To put that number in perspective: if you generated one billion UUIDs per second, it would take about 85 years before the probability of a single collision reached 50%. In practical terms, UUID v4 collisions are effectively impossible for any real-world application. The crypto.randomUUID() function handles the bit-level formatting automatically, producing a properly structured UUID string in a single call.

Common Use Cases

• Database primary keys — UUIDs are used as primary keys in databases like PostgreSQL (which has a native UUID type), MySQL, and MongoDB. Unlike auto-incrementing integers, UUIDs can be generated on any node without coordination, which is critical for distributed databases and microservices.
• API request and correlation IDs — Assigning a UUID to each API request enables end-to-end tracing across microservices. Log aggregation tools can filter by the correlation ID to reconstruct the full request path.
• Session tokens — Web applications use UUIDs as session identifiers. The cryptographic randomness of v4 UUIDs makes them unpredictable, which is important for security.
• File and resource naming — Cloud storage services often use UUIDs to name uploaded files, preventing naming collisions when multiple users upload files simultaneously.
• Message queue deduplication — Message brokers like RabbitMQ, Kafka, and SQS use UUIDs as message IDs. Consumers can use these IDs to detect and discard duplicate deliveries.
• Distributed system node identification — Each node in a cluster can generate its own UUID at startup to identify itself without consulting a registry.
• Test data generation — When writing integration tests, developers need unique identifiers for test records. Bulk-generating UUIDs provides ready-to-use test data.
• Offline-first applications — Apps that work offline (mobile apps, PWAs) can generate UUIDs for new records locally, then sync them to the server later without worrying about ID conflicts.

Tips and Best Practices

• Use lowercase by default. RFC 4122 specifies that UUIDs should be output in lowercase, though parsers must accept both cases. The uppercase option in this tool is provided for systems that require it.
• Store UUIDs as native types when possible. PostgreSQL's UUID column type stores UUIDs as 16 bytes, which is more efficient than storing the 36-character string representation. Most ORMs handle the conversion automatically.
• Consider UUID v7 for time-ordered needs. UUID v7 (defined in RFC 9562, published 2024) encodes a Unix timestamp in the most significant bits, making UUIDs sortable by creation time. This improves database index performance compared to fully random v4 UUIDs. However, v4 remains the standard choice when ordering is not needed.
• Do not rely on UUIDs for security tokens alone. While v4 UUIDs are cryptographically random, they are typically transmitted and stored in plaintext. For authentication tokens, combine UUIDs with cryptographic signing (e.g., JWTs) or use dedicated token generation libraries.
• Bulk generate for batch operations. Use the count input to generate up to 100 UUIDs at once and copy them all with a single click, which is much faster than generating them one at a time in code.

UUID vs Alternatives

Auto-incrementing integers: Simple and space-efficient (4 or 8 bytes vs 16 bytes for a UUID), but they require a central authority (the database) to assign the next value. This creates a bottleneck in distributed systems and leaks information about record counts and creation order.

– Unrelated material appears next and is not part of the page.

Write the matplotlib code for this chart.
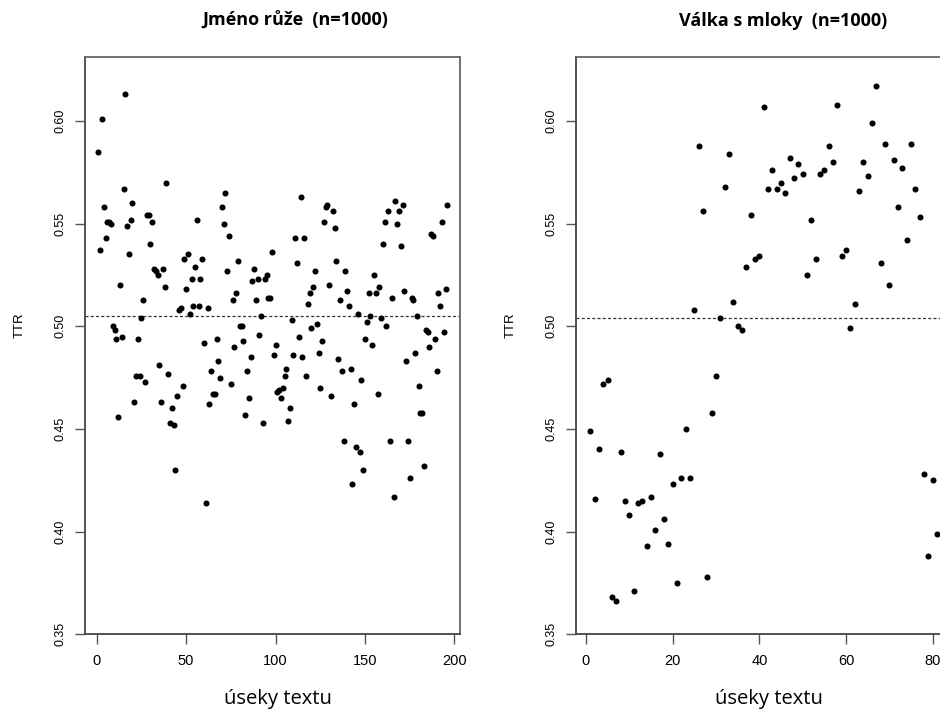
import matplotlib
matplotlib.use("Agg")
import matplotlib.pyplot as plt
import numpy as np

# type-token ratio per text segment of 1000 words
rose_ttr = [
    0.585, 0.537, 0.601, 0.558, 0.543, 0.551, 0.551, 0.550, 0.500, 0.498,
    0.494, 0.456, 0.520, 0.495, 0.567, 0.613, 0.549, 0.535, 0.552, 0.560,
    0.463, 0.476, 0.494, 0.476, 0.504, 0.513, 0.473, 0.554, 0.554, 0.540,
    0.551, 0.528, 0.527, 0.525, 0.481, 0.463, 0.528, 0.519, 0.570, 0.477,
    0.453, 0.460, 0.452, 0.430, 0.466, 0.508, 0.509, 0.471, 0.533, 0.518,
    0.535, 0.506, 0.523, 0.510, 0.529, 0.552, 0.510, 0.523, 0.533, 0.492,
    0.414, 0.509, 0.462, 0.478, 0.467, 0.467, 0.494, 0.483, 0.475, 0.558,
    0.550, 0.565, 0.527, 0.544, 0.472, 0.513, 0.490, 0.516, 0.532, 0.500,
    0.500, 0.493, 0.457, 0.478, 0.465, 0.485, 0.522, 0.528, 0.513, 0.523,
    0.496, 0.505, 0.453, 0.523, 0.525, 0.514, 0.514, 0.536, 0.486, 0.491,
    0.468, 0.469, 0.465, 0.470, 0.476, 0.479, 0.454, 0.460, 0.503, 0.486,
    0.543, 0.531, 0.495, 0.563, 0.485, 0.543, 0.476, 0.511, 0.516, 0.499,
    0.519, 0.527, 0.501, 0.487, 0.470, 0.493, 0.551, 0.558, 0.559, 0.520,
    0.466, 0.556, 0.548, 0.532, 0.484, 0.513, 0.478, 0.444, 0.527, 0.517,
    0.510, 0.479, 0.423, 0.462, 0.441, 0.506, 0.439, 0.474, 0.430, 0.494,
    0.502, 0.516, 0.505, 0.491, 0.525, 0.516, 0.467, 0.519, 0.504, 0.540,
    0.551, 0.500, 0.556, 0.444, 0.514, 0.417, 0.561, 0.550, 0.556, 0.539,
    0.559, 0.517, 0.483, 0.444, 0.426, 0.514, 0.513, 0.487, 0.505, 0.471,
    0.458, 0.458, 0.432, 0.498, 0.497, 0.490, 0.545, 0.544, 0.494, 0.478,
    0.516, 0.510, 0.551, 0.497, 0.518, 0.559,
]
newts_ttr = [
    0.449, 0.416, 0.440, 0.472, 0.474, 0.368, 0.366, 0.439, 0.415, 0.408,
    0.371, 0.414, 0.415, 0.393, 0.417, 0.401, 0.438, 0.406, 0.394, 0.423,
    0.375, 0.426, 0.450, 0.426, 0.508, 0.588, 0.556, 0.378, 0.458, 0.476,
    0.504, 0.568, 0.584, 0.512, 0.500, 0.498, 0.529, 0.554, 0.533, 0.534,
    0.607, 0.567, 0.576, 0.567, 0.570, 0.565, 0.582, 0.572, 0.579, 0.574,
    0.525, 0.552, 0.533, 0.574, 0.576, 0.588, 0.580, 0.608, 0.534, 0.537,
    0.499, 0.511, 0.566, 0.580, 0.573, 0.599, 0.617, 0.531, 0.589, 0.520,
    0.581, 0.558, 0.577, 0.542, 0.589, 0.567, 0.553, 0.428, 0.388, 0.425,
    0.399,
]
rose_mean = 0.505
newts_mean = 0.504

titles = ["Jméno růže  (n=1000)", "Válka s mloky  (n=1000)"]
rose_xticks = [0, 50, 100, 150, 200]
newts_xticks = [0, 20, 40, 60, 80]
yticks = [0.35, 0.40, 0.45, 0.50, 0.55, 0.60]

W, H = 940, 710
fig = plt.figure(figsize=(W / 100, H / 100), dpi=100)
fig.patch.set_facecolor("white")

TICK_FONT = "Liberation Sans"
HUMAN_FONT = "Open Sans"


def panel(left_px, ttr, mean, xticks, xlim, title, title_px):
    ax = fig.add_axes([left_px / W, (H - 634.3) / H, 375 / W, 577 / H])
    x = np.arange(1, len(ttr) + 1)
    ax.scatter(x, ttr, s=19, color="black", linewidths=0, zorder=3)
    ax.axhline(mean, color="#333333", lw=0.9, dashes=(2.4, 1.8), zorder=2)
    ax.set_xlim(*xlim)
    ax.set_ylim(0.35, 0.631)
    ax.set_xticks(xticks)
    ax.set_yticks(yticks)
    ax.set_xticklabels([str(t) for t in xticks], fontfamily=TICK_FONT, fontsize=10.5)
    ax.set_yticklabels(["%.2f" % t for t in yticks], fontfamily=TICK_FONT,
                       fontsize=9, rotation=90, va="center")
    ax.tick_params(axis="x", length=7, width=1, color="#555555", pad=7)
    ax.tick_params(axis="y", length=7, width=1, color="#555555", pad=6)
    for s in ax.spines.values():
        s.set_color("#666666")
        s.set_linewidth(1.3)
    ax.spines["left"].set_color("#444444")
    ax.spines["bottom"].set_color("#444444")
    ax.text(-65 / 375, (634.3 - 325) / 577, "TTR", transform=ax.transAxes,
            rotation=90, ha="center", va="center", fontfamily=TICK_FONT, fontsize=9.5)
    fig.text(title_px / W, 1 - 21 / H, title, ha="center", va="center",
             fontfamily=HUMAN_FONT, fontweight="bold", fontsize=13)
    fig.text((left_px + 193) / W, 1 - 699 / H, "úseky textu", ha="center", va="center",
             fontfamily=HUMAN_FONT, fontsize=14.5)
    return ax


panel(85, rose_ttr, rose_mean, rose_xticks, (-6.54, 203.1), titles[0], 295)
panel(576, newts_ttr, newts_mean, newts_xticks, (-2.3, 84.2), titles[1], 783)

fig.savefig("out.png", dpi=100)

NanoID: A popular JavaScript library that generates shorter, URL-safe random IDs (21 characters by default vs 36 for UUIDs). NanoID is a good choice for client-facing identifiers where URL length matters, but UUIDs have broader ecosystem support and a formal specification.

ULID (Universally Unique Lexicographically Sortable Identifier): ULIDs encode a timestamp followed by randomness, producing IDs that sort chronologically. They serve a similar purpose to UUID v7 but predate it and use a different encoding (Crockford Base32 instead of hex). ULIDs are 26 characters, shorter than UUIDs, but less universally supported.

Snowflake IDs: Used by Twitter and Discord, Snowflake IDs are 64-bit integers that encode a timestamp, machine ID, and sequence number. They are very space-efficient and time-sortable, but require centralized machine ID assignment, which makes them less suitable for truly distributed generation.